I am looking for a new job. I've been working in retail now for quite long enough and so I have been spending significant amounts of time being trafficked around on our fair city's trams in the search for employment. Currently my drive to work exceeds an hour and although the time itself is missed, the greater crime is that while driving you are of course unable to apply your eyes and hands to much else. I was talking to a friend recently who confessed that, were it not for the time he spends on public transport, he would probably not get around to reading much either.

The Art of Travel seemed an appropriate choice for the countless little tram journeys I am continuing to take, as I shuttle from office to office, offering myself as cubicle fodder for a reasonable fee. Now I won't lie to you, the book took a little getting into at first and the open and unhurried approach taken by the author seemed little competition for the myriad distractions offered by even the most prosaic tram journey. By the end of the second chapter, (my brain beaten into a strange submission by the latest round of probing employment middlemen) Alain De Botton was still losing out to the latest sweaty, sticky or remote (and therefore attractive) fellow passenger. I started to wonder if this guy was really all he was cracked up to be.

Then, somewhere around chapter three (Stop 13) things took a shift for the better. De Botton was discussing motivations for travel, specifically the lure of the exotic. He describes his personal experiences and reflections travelling to Amsterdam, and the peculiar feeling of finding a place simultaneously foreign and familiar. Our 'guide' to this particular idea is one Gustave Flaubert, a nineteenth-century Frenchman who was continuously vexed and often outright contemptuous of his homeland, his people and their customs. Since he was young Flaubert had harboured a deep fascination for the lands and cultures of what we would now term the Middle East. In his time the area was known as the Orient, and was steeped in mystery and adventure. Could Flaubert find a life in deeper accord with his own constitution in a land so alien from his birthplace? Sitting in that old tram car it all began to click.

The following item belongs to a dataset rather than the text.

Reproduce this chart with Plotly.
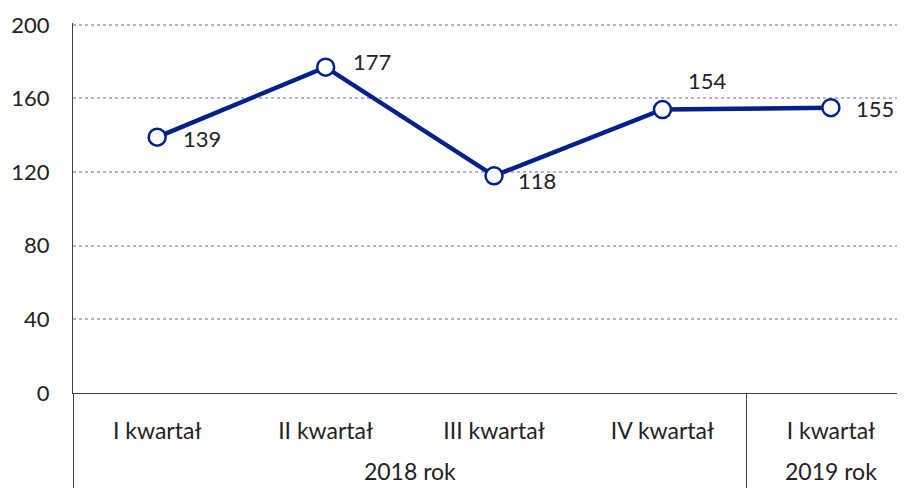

I became genuinely interested in the thoughts and exploits of this nineteenth-century traveller, whose yearnings for a more vital, colourful and exotic society began to resonate with mine.

More than merely offsetting historical commentary against a contemporary personal account for the purposes of exploring the subject of travel insofar as it can be used to highlight basic human concerns and desires, De Botton manages something rather more interesting. He invites you to locate yourself within the discussion, creating a space where you feel that your voice would be at home between the superstar thinkers presented. The personalities that feature in the book are not held up as great teachers, or authorities, or as links in a proud philosophical tradition. They are misfits, eclectics, and outsiders who, in developing their ideas have managed somehow to capture something, if not essential, then at least important to the way we live our lives.

Moreover it allowed me to relearn a lesson that I seem to need to relearn on a fairly regular basis: that, bedsides improving conceptual dexterity, 'thinkers' or 'philosophers' can, through their works, make for rather good company.